A pile typically lives as a .pile file on disk. Repositories open it through Pile::open and then call refresh to load existing records or restore to repair after a crash. Multiple threads may share the same handle thanks to internal synchronisation, making a pile a convenient durable store for local development. Blob appends use a single O_APPEND write. Each handle remembers the last offset it processed and, after appending, scans any gap left by concurrent writes before advancing this applied_length. Writers may race and duplicate blobs, but content addressing keeps the data consistent. Each handle tracks hashes of pending appends separately so repeated writes are deduplicated until a refresh. A restore clears this in-memory set to discard truncated appends. Branch updates only record the referenced hash and do not verify that the corresponding blob exists in the pile, so a pile may act as a head-only store when blob data resides elsewhere. Updating branch heads requires a brief critical section: flush → refresh → lock → refresh → append → unlock. The initial refresh acquires a shared lock so it cannot race with restore, which takes an exclusive lock before truncating a corrupted tail.

Filesystems lacking atomic write/vwrite appends—such as some network or FUSE-based implementations—cannot safely host multiple writers and are not supported. Using such filesystems risks pile corruption.

Blob Storage

                             8 byte  8 byte
            ┌────16 byte───┐┌──────┐┌──────┐┌────────────32 byte───────────┐
          ┌ ┌──────────────┐┌──────┐┌──────┐┌──────────────────────────────┐
 header   │ │magic number A││ time ││length││             hash             │
          └ └──────────────┘└──────┘└──────┘└──────────────────────────────┘
            ┌────────────────────────────64 byte───────────────────────────┐
          ┌ ┌ ─ ─ ─ ─ ─ ─ ─ ─ ─ ─ ─ ─ ─ ─ ─ ─ ─ ─ ─ ─ ─ ─ ─ ─ ─ ─ ─ ─ ─ ─ ─┐
          │ │                                                              │
 payload  │ │              bytes (64byte aligned and padded)               │
          │ │                                                              │
          └ └ ─ ─ ─ ─ ─ ─ ─ ─ ─ ─ ─ ─ ─ ─ ─ ─ ─ ─ ─ ─ ─ ─ ─ ─ ─ ─ ─ ─ ─ ─ ─┘

Each blob entry records its creation timestamp, the length of the payload (which may be zero) and its hash. The payload is padded so the next record begins on a 64 byte boundary. The Pile Blob Metadata chapter explains how to query these fields through the PileReader API.

Branch Storage

            ┌────16 byte───┐┌────16 byte───┐┌────────────32 byte───────────┐
          ┌ ┌──────────────┐┌──────────────┐┌──────────────────────────────┐
 header   │ │magic number B││  branch id   ││             hash             │
          └ └──────────────┘└──────────────┘└──────────────────────────────┘

Branch entries map a branch identifier to the hash of a blob.

Recovery

Calling refresh scans an existing file to ensure every header uses a known marker and that the whole record fits. It does not verify any hashes. If a truncated or unknown block is found the function reports the number of bytes that were valid so far using [ReadError::CorruptPile].
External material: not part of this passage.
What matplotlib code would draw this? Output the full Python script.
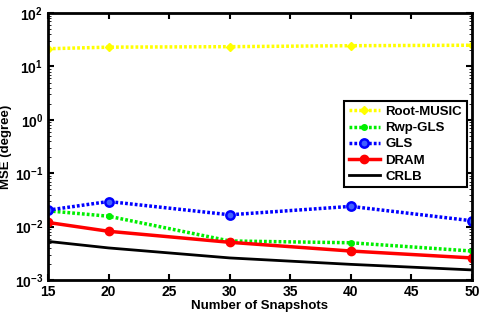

If the file shrinks between scans into data that has already been applied, the process aborts immediately. Previously returned Bytes handles would dangle and continuing could cause undefined behavior, so truncation into validated data is treated as unrecoverable.

refresh holds a shared file lock while scanning. This prevents a concurrent restore call from truncating the file out from under the reader.

The restore helper re-runs the same validation and truncates the file to the valid length if corruption is encountered. This recovers from interrupted writes by discarding incomplete data. Hash verification happens lazily only when individual blobs are loaded so that opening a large pile remains fast.

For more details on interacting with a pile see the Pile struct documentation.